Aluminum, copper, gold, iron, silica, zinc, polypropylene

2.9 x 0.3 cm

Purchased from Best Buy

Personal collection

This is a gaming cartridge to be used with the Nintendo Switch console. The game was released in March of 2020 and has been very successful. Throughout this game, the player collects fruits, catches fish and bugs, decorates their home, and invites new villagers to live on their island. It is a very simple game but is relaxing and enjoyable to people of many different age groups. It is very popular amongst children and is considered a “family friendly” game. The popularity of this game shows how children are experiencing entertainment in the present. We are living in an age of intensive technological presence and from a very young age, children are given tablets and other screens to entertain themselves. In this game, the character is outdoors and adventuring, doing things that people would associate with camping. However, through this virtual experience of these activities, although it is providing social interaction during a period of isolation, it is keeping children indoors, rather than outdoors.
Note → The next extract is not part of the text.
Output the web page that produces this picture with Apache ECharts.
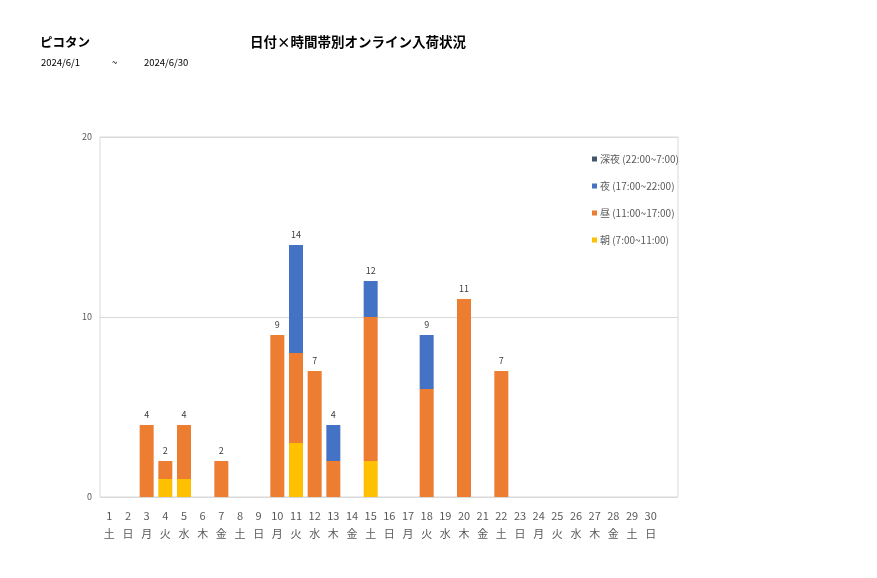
<!DOCTYPE html>
<html lang="ja">
<head>
    <meta charset="UTF-8">
    <title>ピコタン 日付×時間帯別オンライン入荷状況</title>
    <style>
        body { margin: 0; background: #fff; }
    </style>
</head>
<body>
<div id="main" style="width: 877px;height:578px;"></div>
<script src="https://cdn.jsdelivr.net/npm/echarts@6/dist/echarts.min.js"></script>
<script type="text/javascript">
    // 日付と曜日
    var days = [];
    for (var d = 1; d <= 30; d++) days.push(String(d));
    var weekdays = ['土','日','月','火','水','木','金','土','日','月','火','水','木','金','土','日','月','火','水','木','金','土','日','月','火','水','木','金','土','日'];

    // 時間帯別の件数
    var asa    = [0,0,0,1,1,0,0,0,0,0,3,0,0,0,2,0,0,0,0,0,0,0,0,0,0,0,0,0,0,0];
    var hiru   = [0,0,4,1,3,0,2,0,0,9,5,7,2,0,8,0,0,6,0,11,0,7,0,0,0,0,0,0,0,0];
    var yoru   = [0,0,0,0,0,0,0,0,0,0,6,0,2,0,2,0,0,3,0,0,0,0,0,0,0,0,0,0,0,0];
    var shinya = [0,0,0,0,0,0,0,0,0,0,0,0,0,0,0,0,0,0,0,0,0,0,0,0,0,0,0,0,0,0];

    var yTicks = [0, 10, 20];

    var totals = days.map(function (_, i) {
        return asa[i] + hiru[i] + yoru[i] + shinya[i];
    });

    var myChart = echarts.init(document.getElementById('main'));
    var txt = '#595959';
    var font = 'Noto Sans CJK JP';

    function bar(name, data, color) {
        return {
            name: name, type: 'bar', stack: 'total', data: data,
            xAxisIndex: 1, yAxisIndex: 1,
            barWidth: 14,
            itemStyle: {color: color},
            emphasis: {disabled: true}
        };
    }

    // 一番上の系列に合計値ラベルを付ける
    var topSeries = bar('深夜 (22:00~7:00)', shinya, '#44546A');
    topSeries.label = {
        show: true, position: 'top', distance: 6,
        fontSize: 9, color: '#404040', fontFamily: font,
        formatter: function (p) { return totals[p.dataIndex] ? String(totals[p.dataIndex]) : ''; }
    };

    myChart.setOption({
        animation: false,
        textStyle: {fontFamily: font},
        title: [
            {text: 'ピコタン', left: 35, top: 31, textStyle: {fontSize: 12.5, fontWeight: 'bold', color: '#000'}},
            {text: '日付×時間帯別オンライン入荷状況', left: 245, top: 30, textStyle: {fontSize: 13.5, fontWeight: 'bold', color: '#000'}},
            {text: '2024/6/1', left: 36, top: 53, textStyle: {fontSize: 9.5, fontWeight: 'normal', color: '#000'}},
            {text: '~', left: 107, top: 53, textStyle: {fontSize: 9.5, fontWeight: 'normal', color: '#000'}},
            {text: '2024/6/30', left: 139, top: 53, textStyle: {fontSize: 9.5, fontWeight: 'normal', color: '#000'}}
        ],
        legend: {
            orient: 'vertical', left: 587, top: 149, itemGap: 17,
            itemWidth: 5, itemHeight: 5, icon: 'rect',
            textStyle: {fontSize: 10, color: txt, padding: [0, 0, 0, -2]},
            data: ['深夜 (22:00~7:00)', '夜 (17:00~22:00)', '昼 (11:00~17:00)', '朝 (7:00~11:00)']
        },
        grid: [
            {left: 100, right: 199, top: 137, bottom: 81, show: true, borderColor: '#d9d9d9', borderWidth: 1},
            {left: 100, width: 560, top: 137, bottom: 81}
        ],
        xAxis: [
            {type: 'value', gridIndex: 0, show: false},
            {
                type: 'category', gridIndex: 1, data: days,
                axisLine: {show: false}, axisTick: {show: false},
                axisLabel: {
                    margin: 10, fontSize: 11, color: txt, lineHeight: 18, interval: 0,
                    formatter: function (v, i) { return v + '\n' + weekdays[i]; }
                }
            }
        ],
        yAxis: [
            {
                type: 'value', gridIndex: 0, min: 0, max: 20, interval: 10,
                axisLine: {show: false}, axisTick: {show: false},
                axisLabel: {fontSize: 9, color: txt, margin: 8,
                    formatter: function (v) { return yTicks.indexOf(v) >= 0 ? String(v) : ''; }},
                splitLine: {lineStyle: {color: '#d9d9d9'}}
            },
            {type: 'value', gridIndex: 1, min: 0, max: 20, show: false}
        ],
        series: [
            bar('朝 (7:00~11:00)', asa, '#FFC000'),
            bar('昼 (11:00~17:00)', hiru, '#ED7D31'),
            bar('夜 (17:00~22:00)', yoru, '#4472C4'),
            topSeries
        ]
    });
</script>
</body>
</html>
It also prevents children from using and developing their imagination. Though there are a few parts of the game that allow the player to be creative and decorate however they would like, for the most part, the player is given a task and has to complete it. There is a pre-told story to follow and no way to change this. All of the functions are predetermined, it is not a “choose your own adventure” type of game, and truly does not encourage too much thinking.

While this does not mean it is a bad game, it does remind us that we should be critical about the entertainment we take in and especially the entertainment we are allowing children to indulge in. It becomes dangerous when provided to children because we have yet to see a generation exclusively raised on technology, in adulthood. There will be benefits and there will be drawbacks, but for now we simply need to be critical of how much we allow children to not engage with their creative mindsets and imagination. We need to be recognizing where and how we are not given freedom to think and do whatever we want, or engage in creative thought - intensified in a period when digital communication is primary and encouraged in the toys we are giving to children.